Abstract

Alaska is the most seismically active state within the U.S. Although earthquakes occur throughout much of the state, the most intense seismicity is concentrated in southern coastal Alaska, where the northwest-moving Pacific plate collides with the North American plate. Along the Aleutian Islands, Alaska Peninsula, Kenai Peninsula and Prince William Sound, major shallow earthquakes result from episodic thrusting of the Pacific plate beneath the continent. This plate boundary segment has produced the second and third largest shocks of this century worldwide: 1964 Prince William Sound (M 9.2) and 1957 Andreanof Islands (M 9.1). The effects of such shocks are extensive because of the large area and shallow depth of the earthquake source. In southeast Alaska, the motion between the Pacific and North American plates is predominantly horizontal shear on the vertical Fairweather fault, an analog to the San Andreas fault. This segment most recently ruptured in two magnitude 7 shocks: M 7.7 in 1958 and M 7.4 in 1972. Between Prince William Sound and Yakutat, the plate boundary is transitional and tectonically complex. An M 7.6 shock occurred at the eastern end of this transitional zone in 1979, but the remainder has been devoid of large shocks since the entire segment ruptured in two M 8.1 shocks in 1899. The recent seismic quiescence and the geologic record of coastal deformation suggest that this segment is likely site for a great (M ≥ 7.8) earthquake in the next few decades.

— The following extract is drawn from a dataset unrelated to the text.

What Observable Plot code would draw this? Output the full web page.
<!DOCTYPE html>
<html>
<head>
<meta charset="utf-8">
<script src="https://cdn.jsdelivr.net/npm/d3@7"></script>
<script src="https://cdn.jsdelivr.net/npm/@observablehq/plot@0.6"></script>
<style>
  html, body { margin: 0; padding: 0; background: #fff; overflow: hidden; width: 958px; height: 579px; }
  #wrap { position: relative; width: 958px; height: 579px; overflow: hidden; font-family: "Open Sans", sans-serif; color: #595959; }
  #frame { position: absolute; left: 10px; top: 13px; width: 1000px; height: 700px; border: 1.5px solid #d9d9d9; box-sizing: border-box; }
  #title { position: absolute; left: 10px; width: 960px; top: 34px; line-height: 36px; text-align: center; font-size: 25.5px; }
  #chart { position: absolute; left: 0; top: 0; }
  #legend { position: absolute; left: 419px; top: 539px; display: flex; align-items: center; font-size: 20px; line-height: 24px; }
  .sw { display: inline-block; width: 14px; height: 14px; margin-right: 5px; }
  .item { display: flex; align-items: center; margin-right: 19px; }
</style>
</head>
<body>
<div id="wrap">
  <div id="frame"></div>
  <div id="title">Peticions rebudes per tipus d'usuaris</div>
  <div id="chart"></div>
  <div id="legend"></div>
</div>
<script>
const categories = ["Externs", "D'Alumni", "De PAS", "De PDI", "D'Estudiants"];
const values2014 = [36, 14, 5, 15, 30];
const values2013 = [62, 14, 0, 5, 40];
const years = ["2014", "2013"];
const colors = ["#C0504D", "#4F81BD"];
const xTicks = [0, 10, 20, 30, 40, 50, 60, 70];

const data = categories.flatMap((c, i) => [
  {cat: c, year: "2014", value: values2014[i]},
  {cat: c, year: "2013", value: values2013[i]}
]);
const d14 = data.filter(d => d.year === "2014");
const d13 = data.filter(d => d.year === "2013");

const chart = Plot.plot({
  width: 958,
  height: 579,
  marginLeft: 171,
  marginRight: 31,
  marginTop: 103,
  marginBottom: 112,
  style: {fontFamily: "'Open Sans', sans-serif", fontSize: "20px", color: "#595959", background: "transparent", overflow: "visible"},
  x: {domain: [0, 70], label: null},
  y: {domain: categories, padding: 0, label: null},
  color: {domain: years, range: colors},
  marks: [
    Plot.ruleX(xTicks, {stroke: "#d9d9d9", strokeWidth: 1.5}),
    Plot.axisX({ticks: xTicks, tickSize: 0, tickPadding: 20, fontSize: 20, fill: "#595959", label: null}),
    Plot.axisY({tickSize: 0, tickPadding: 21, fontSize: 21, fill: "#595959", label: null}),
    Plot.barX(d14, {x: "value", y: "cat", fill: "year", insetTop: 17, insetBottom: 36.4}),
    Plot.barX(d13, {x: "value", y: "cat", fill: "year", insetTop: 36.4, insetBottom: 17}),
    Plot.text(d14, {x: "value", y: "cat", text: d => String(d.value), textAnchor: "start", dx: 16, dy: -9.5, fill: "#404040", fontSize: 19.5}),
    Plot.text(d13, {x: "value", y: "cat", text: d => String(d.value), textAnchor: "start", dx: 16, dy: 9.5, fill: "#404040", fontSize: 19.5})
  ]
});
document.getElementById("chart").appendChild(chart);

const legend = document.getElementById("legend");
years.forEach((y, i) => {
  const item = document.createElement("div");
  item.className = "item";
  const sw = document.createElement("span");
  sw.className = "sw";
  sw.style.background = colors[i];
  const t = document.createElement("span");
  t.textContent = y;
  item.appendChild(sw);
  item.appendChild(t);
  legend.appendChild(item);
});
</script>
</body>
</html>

Significant seismicity also occurs within both the subducting Pacific plate and the overriding continental plate, away from the plate boundary. Shocks as large as M 7 occur in the subducted plate deeper than about 30 or 40 km and reflect deformation of the plate as it sinks into the mantle. A zone of deep earthquakes follows the volcanic arc along the Aleutian Islands and Alaska Peninsula and extends northward through the Cook Inlet region to about 64°N and eastward to the Wrangell volcanoes. The hazards from these earthquakes are less than those of shallow plate-boundary shocks because of their smaller maximum size and their depth. Potentially more hazardous are shallow shocks originating within the continental plate, which can exceed magnitude 7. Included in this class are shocks on surface faults, such as the Castle Mountain and Denali faults, and shocks associated with volcanoes. Less is known about this class of shocks because relatively few have occurred during the short recorded history and because few detailed geologic investigations of mapped faults have been undertaken to establish recency of movement.